You returned to Australia to take up a temporary assignment with an Australian employer for 4 to 6 months with the possibility of extension.
You lived in country A from mid 20ZZ until mid 20YY.
You were not physically present in Australia in the 20YY income year. You did not maintain a home in Australia.
Based on the facts above you were not residing in Australia according to ordinary concepts for the 20YY income year.
The domicile test
If a person has their domicile in Australia they will be an Australian resident unless the Commissioner is satisfied they have a permanent place of abode outside of Australia.
In order to show that a new domicile of choice in a country outside Australia has been adopted, the person must be able to prove an intention to make his or her home indefinitely in that country.
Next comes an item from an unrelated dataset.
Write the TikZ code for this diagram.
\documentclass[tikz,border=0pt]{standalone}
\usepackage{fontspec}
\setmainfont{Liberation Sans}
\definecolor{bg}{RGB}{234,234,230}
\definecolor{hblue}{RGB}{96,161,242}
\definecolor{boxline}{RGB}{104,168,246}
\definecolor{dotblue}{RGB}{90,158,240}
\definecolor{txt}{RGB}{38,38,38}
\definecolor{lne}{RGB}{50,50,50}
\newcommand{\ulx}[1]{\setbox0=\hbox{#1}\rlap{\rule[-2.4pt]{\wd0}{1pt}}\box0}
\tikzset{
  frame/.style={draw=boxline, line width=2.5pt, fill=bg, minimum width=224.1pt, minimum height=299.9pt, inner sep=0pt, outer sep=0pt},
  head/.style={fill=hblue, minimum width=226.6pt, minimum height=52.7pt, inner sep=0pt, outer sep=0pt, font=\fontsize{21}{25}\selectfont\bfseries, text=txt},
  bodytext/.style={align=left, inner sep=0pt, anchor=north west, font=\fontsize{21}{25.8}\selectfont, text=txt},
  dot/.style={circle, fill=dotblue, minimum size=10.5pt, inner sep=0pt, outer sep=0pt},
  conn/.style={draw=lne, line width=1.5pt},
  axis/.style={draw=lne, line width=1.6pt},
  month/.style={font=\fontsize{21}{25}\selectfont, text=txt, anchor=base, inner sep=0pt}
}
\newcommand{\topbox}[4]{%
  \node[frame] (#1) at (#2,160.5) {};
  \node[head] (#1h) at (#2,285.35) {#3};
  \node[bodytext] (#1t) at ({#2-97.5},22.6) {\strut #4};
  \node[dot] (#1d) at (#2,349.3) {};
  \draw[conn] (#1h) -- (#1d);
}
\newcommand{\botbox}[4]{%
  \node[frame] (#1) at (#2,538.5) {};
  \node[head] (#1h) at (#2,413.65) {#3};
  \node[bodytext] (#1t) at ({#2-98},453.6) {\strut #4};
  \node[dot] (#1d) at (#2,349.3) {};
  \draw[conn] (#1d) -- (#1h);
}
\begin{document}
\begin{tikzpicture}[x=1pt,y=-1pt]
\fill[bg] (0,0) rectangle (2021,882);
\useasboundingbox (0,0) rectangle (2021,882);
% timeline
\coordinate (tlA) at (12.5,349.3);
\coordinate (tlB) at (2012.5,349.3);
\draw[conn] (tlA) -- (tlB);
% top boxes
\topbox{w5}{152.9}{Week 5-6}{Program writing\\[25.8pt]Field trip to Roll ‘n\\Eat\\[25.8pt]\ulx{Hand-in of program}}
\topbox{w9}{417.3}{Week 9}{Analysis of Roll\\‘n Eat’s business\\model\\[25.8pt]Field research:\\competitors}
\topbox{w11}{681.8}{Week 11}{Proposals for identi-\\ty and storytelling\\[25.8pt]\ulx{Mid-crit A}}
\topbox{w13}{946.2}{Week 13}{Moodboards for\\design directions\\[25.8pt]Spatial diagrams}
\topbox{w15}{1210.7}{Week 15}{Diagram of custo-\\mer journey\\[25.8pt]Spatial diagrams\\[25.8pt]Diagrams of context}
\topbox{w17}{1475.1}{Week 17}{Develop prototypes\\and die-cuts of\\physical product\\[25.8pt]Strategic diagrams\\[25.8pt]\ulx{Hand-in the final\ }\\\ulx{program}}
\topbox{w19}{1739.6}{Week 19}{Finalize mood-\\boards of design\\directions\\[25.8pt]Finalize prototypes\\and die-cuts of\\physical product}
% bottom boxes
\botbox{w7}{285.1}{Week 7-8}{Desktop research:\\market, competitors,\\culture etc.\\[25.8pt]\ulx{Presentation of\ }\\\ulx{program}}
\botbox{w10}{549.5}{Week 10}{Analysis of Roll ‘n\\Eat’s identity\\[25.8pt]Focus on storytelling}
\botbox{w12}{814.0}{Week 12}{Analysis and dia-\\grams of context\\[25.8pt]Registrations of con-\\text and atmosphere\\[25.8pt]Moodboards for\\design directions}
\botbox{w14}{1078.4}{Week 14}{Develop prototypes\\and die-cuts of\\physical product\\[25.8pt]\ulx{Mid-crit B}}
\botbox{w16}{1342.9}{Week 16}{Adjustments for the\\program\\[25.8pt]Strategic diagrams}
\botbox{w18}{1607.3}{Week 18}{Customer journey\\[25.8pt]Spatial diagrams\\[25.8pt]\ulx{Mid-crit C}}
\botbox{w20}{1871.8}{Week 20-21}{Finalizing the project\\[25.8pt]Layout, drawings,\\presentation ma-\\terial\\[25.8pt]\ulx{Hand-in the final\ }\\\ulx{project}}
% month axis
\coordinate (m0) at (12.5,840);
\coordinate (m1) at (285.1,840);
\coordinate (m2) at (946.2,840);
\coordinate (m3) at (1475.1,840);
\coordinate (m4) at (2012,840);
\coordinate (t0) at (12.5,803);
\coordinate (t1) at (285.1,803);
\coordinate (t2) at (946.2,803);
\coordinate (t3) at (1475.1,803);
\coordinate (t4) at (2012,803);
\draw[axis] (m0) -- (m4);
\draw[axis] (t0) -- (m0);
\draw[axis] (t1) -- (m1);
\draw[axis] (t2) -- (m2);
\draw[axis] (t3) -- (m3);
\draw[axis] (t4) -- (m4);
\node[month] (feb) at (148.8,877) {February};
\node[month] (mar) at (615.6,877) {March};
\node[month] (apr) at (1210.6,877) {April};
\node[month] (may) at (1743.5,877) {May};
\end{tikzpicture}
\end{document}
The expression 'place of abode' refers to a person's residence, where they live with their family and sleep at night. In essence, a person's place of abode is that person's dwelling place or the physical surroundings in which a person lives.
A permanent place of abode does not have to be 'everlasting' or 'forever'. It does not mean an abode in which a person intends to live for the rest of his or her life. An intention to return to Australia in the foreseeable future to live does not prevent the taxpayer in the meantime setting up a permanent place of abode elsewhere.
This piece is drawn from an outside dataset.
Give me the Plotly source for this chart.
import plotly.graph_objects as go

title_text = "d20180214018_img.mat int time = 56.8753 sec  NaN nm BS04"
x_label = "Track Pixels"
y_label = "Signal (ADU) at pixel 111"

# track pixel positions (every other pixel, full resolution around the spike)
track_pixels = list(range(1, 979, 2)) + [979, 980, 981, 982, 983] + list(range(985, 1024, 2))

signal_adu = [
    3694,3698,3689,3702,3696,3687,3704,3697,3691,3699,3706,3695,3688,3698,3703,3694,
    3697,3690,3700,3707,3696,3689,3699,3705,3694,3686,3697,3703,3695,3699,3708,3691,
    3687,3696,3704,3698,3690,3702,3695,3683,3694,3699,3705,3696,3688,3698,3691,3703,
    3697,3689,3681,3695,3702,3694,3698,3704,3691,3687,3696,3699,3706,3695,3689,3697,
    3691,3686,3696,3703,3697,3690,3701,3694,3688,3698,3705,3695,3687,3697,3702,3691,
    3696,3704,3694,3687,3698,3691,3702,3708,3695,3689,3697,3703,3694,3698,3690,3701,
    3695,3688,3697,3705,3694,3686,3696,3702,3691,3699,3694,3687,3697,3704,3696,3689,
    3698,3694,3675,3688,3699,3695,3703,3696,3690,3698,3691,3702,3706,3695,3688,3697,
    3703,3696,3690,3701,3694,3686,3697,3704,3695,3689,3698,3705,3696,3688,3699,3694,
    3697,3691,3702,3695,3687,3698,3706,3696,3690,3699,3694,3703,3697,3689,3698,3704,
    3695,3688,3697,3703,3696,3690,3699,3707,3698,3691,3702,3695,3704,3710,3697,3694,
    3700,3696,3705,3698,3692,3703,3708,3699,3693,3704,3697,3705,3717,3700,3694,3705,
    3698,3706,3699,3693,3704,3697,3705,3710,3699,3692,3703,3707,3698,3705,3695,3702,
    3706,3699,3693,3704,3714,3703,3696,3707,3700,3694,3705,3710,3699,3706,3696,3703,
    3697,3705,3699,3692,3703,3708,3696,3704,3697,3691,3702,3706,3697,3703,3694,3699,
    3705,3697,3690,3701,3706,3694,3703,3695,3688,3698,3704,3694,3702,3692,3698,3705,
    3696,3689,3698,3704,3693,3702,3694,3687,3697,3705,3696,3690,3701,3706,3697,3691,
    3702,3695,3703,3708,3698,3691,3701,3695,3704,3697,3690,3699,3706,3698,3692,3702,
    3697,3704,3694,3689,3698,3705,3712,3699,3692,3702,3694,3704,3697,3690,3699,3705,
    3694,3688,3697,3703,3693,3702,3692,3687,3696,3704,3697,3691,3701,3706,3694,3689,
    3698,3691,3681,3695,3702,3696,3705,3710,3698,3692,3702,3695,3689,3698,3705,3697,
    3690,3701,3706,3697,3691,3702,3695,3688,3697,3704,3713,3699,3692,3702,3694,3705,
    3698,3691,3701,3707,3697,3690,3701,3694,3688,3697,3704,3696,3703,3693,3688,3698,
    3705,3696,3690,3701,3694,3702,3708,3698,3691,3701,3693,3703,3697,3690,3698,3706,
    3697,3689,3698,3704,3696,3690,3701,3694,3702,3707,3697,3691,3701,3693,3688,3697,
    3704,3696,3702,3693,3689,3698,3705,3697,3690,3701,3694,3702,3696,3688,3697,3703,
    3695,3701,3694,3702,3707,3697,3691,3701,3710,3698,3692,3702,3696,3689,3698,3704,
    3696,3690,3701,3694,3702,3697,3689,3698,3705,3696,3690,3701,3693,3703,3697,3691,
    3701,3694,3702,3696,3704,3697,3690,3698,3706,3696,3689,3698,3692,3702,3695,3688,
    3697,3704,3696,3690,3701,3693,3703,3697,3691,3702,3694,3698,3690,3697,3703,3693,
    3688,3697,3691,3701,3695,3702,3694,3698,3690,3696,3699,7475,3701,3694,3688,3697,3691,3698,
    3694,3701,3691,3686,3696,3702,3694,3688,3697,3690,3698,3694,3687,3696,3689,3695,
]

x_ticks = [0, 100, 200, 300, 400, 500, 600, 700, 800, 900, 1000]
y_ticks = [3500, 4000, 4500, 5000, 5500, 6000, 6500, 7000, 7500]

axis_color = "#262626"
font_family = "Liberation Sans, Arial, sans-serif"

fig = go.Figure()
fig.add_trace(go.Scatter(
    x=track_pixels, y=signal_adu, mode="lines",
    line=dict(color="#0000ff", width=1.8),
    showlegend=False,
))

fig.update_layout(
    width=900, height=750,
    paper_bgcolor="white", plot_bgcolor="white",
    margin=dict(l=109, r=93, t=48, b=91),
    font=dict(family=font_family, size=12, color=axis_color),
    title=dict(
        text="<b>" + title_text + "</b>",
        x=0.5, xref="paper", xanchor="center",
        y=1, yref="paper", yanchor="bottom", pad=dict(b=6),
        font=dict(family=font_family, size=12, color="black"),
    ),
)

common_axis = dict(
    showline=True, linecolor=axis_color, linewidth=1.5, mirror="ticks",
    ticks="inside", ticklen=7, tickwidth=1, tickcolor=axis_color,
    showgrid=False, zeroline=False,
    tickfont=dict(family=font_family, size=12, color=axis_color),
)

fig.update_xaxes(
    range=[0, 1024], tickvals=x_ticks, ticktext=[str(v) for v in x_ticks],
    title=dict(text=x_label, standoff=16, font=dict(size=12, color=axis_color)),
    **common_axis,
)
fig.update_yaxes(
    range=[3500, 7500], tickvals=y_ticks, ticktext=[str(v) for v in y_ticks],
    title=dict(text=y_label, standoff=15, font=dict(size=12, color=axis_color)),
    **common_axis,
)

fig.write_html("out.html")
You have not applied for residency or a long term visa, or tried to change your domicile in any other way. Your domicile is still Australia.
You will only return to country A permanently if your partner proposes marriage and you will live with their parents in their home.
Based on these facts, the Commissioner is not satisfied that you have established a permanent place of abode overseas.
In your case, you were living and working in country A. You rented an apartment while you were there and returned to Australia to take up an employment opportunity.
Therefore, you are a resident of Australia for tax purposes.
The 183-day test
Where a person is present in Australia for 183 days during the year of income the person will be a resident, unless the Commissioner is satisfied that the person's usual place of abode is outside Australia and the person does not intend to take up residence in Australia.
You were not in Australia for more than 183 days in the 20YY income year.
You are not a resident under this test.
The superannuation test
An individual is still considered to be a resident if that person is eligible to contribute to the PSS or the CSS, or that person is the spouse or child under 16 of such a person. To be eligible to contribute to those schemes, you must be or have been a Commonwealth Government employee.
You have never been Commonwealth Government employees.
You are not a resident under this test.
Your residency status
You are a resident of Australia for taxation purposes under the domicile test for the 20YY income year.